If you have a real need to know about possible heredity medical issues, ask through an intermediary. Respect her wishes.
I know a woman, in her late 50s at the time, who was adopted (both adoptive parents still alive), but did have some odd medical conditions that her children shared and wanted to know more. But her birth mother had not wanted to be contacted.
But for the sake of these possible medical conditions, she did manage track down her birth mom; actually, she managed to find a cousin of the birth mother, who was willing to confirm her name and place of residence. Now, she could have stopped there and just sent the cousin on to gather the info; apparently he was willing.
But she couldn't. She suddenly felt like she had to "connect" with her birth mother, despite the mother's wishes. When she did contact her, it was a stone bummer. Birth Mom had been an unmarried mom in the '30s; a CATHOLIC unmarried mom in the '30s, and had had an affair with an older married man that produced my friend. She had buried that entire part of her life, made it a secret, moved on. She did _not_ want the past -- my friend -- coming back to upset her life.

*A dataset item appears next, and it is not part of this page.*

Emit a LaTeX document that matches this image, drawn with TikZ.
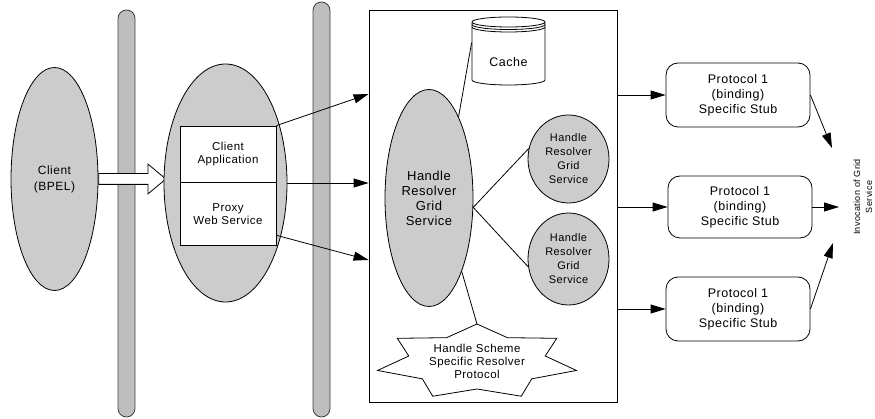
\documentclass[tikz,border=0pt]{standalone}
\usepackage{fontspec}
\setmainfont{Liberation Sans}[LetterSpace=4]
\usepackage{tikz}
\usetikzlibrary{shapes,arrows.meta,positioning}

\definecolor{shade}{RGB}{204,204,204}
\definecolor{pillarfill}{RGB}{190,190,190}

\begin{document}
\begin{tikzpicture}[x=1pt,y=1pt,line width=0.8pt,
	every node/.style={align=center},
	oval/.style={shape=ellipse, draw, fill=shade, inner sep=0pt},
	pillar/.style={draw=black!75, fill=pillarfill, rounded corners=8.5pt, minimum width=17pt, inner sep=0pt},
	panel/.style={draw, fill=white, minimum width=96pt, font=\fontsize{11.5}{13}\selectfont},
	stub/.style={draw, rounded corners=12pt, minimum width=144pt, minimum height=64pt, font=\fontsize{12.5}{15}\selectfont},
	arr/.style={-{Triangle[length=15pt,width=9pt]}}]
	\useasboundingbox (0,0) rectangle (875,-419);

	% firewalls
	\node[pillar, minimum height=407pt] (pillar1) at (126.5,-213.5) {};
	\node[pillar, minimum height=415pt] (pillar2) at (321.5,-209.5) {};

	% client side
	\node[oval, minimum width=87pt, minimum height=223pt, font=\fontsize{12}{16}\selectfont] (client) at (54.5,-179) {Client\\(BPEL)};
	\node[single arrow, draw, fill=white, inner sep=5pt, minimum height=67pt, single arrow head extend=9.5pt, single arrow tip angle=80, anchor=tail] (push) at (client.east) {};

	\node[oval, minimum width=123pt, minimum height=238pt] (gateway) at (225.5,-183) {};
	\node[panel, minimum height=56pt] (app) at (228,-154) {Client\\Application};
	\node[panel, minimum height=63pt, below=0pt of app] (proxy) {Proxy\\Web Service};

	% resolver
	\node[draw, fill=white, minimum width=248pt, minimum height=392pt] (resolver) at (493,-206) {};

	\draw[fill=white] (472,-22) -- (472,-80) arc[start angle=180, end angle=360, x radius=36.5, y radius=5] -- (545,-22) arc[start angle=0, end angle=360, x radius=36.5, y radius=5];
	\foreach \d in {2.5,5}
		\draw (472,-22-\d) arc[start angle=180, end angle=360, x radius=36.5, y radius=5];
	\node[minimum width=73pt, minimum height=46pt, font=\fontsize{12.5}{15}\selectfont] (cache) at (508.5,-62) {Cache};

	\node[oval, minimum width=88pt, minimum height=217pt, font=\fontsize{13}{15}\selectfont] (hrgs) at (429,-198) {Handle\\Resolver\\Grid\\Service};
	\node[oval, minimum width=81pt, minimum height=88pt, font=\fontsize{11}{14}\selectfont] (hr1) at (568.5,-159) {Handle\\Resolver\\Grid\\Service};
	\node[oval, minimum width=81pt, minimum height=92pt, font=\fontsize{11}{14}\selectfont] (hr2) at (568.5,-259) {Handle\\Resolver\\Grid\\Service};

	\draw[fill=white, shift={(477,-362)}] (90:102 and 38)
		\foreach \i in {0,...,6} { -- ({90+(\i+0.5)*360/7}:70 and 27) -- ({90+(\i+1)*360/7}:102 and 38) } -- cycle;
	\node[font=\fontsize{11.5}{13}\selectfont] (scheme) at (477,-361) {Handle Scheme\\Specific Resolver\\Protocol};
	\coordinate (startip) at (477,-324);

	% stubs
	\node[stub] (stub1) at (738,-95) {Protocol 1\\(binding)\\Specific Stub};
	\node[stub, minimum height=62pt] (stub2) at (740,-207) {Protocol 1\\(binding)\\Specific Stub};
	\node[stub] (stub3) at (738,-309) {Protocol 1\\(binding)\\Specific Stub};

	\node[rotate=90, font=\fontsize{9}{12}\selectfont] (invoke) at (863,-197) {Invocation of Grid\\Service};
	\coordinate (in1) at (832,-148);
	\coordinate (in2) at (839,-207);
	\coordinate (in3) at (833,-243);

	% connectors
	\draw[arr] (app.north east) -- ([yshift=112pt]resolver.west);
	\draw[arr] (gateway.east) -- (gateway.east -| resolver.west);
	\draw[arr] ([yshift=-21pt]proxy.east) -- ([yshift=-54pt]resolver.west);

	\draw (hrgs.70) -- ([yshift=-4pt]cache.north west);
	\draw (hr1.165) -- (hrgs.-12) -- (hr2.191);
	\draw (hrgs.-66) -- (startip);

	\foreach \s in {stub1,stub2,stub3}
		\draw[arr] (\s.west -| resolver.east) -- (\s.west);
	\draw[arr] (stub1.east) -- (in1);
	\draw[arr] (stub2.east) -- (in2);
	\draw[arr] (stub3.east) -- (in3);
\end{tikzpicture}
\end{document}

Since you are 40 years old, your adopted mom also came from a time and place -- the early 60s -- when an out-of-wedlock birth was still a thing of shame, to be covered up if at all possible and never talked about again. The odds are good that you showing up would throw a bomb into her life. The fact that you've driven by her house and are considering sending a card, even if anonymous, makes me think that you really would like to connect. I repeat: don't. You have a life; live it. And let her live hers. She may not have wanted to leave you behind; but she needed to. And she still needs to.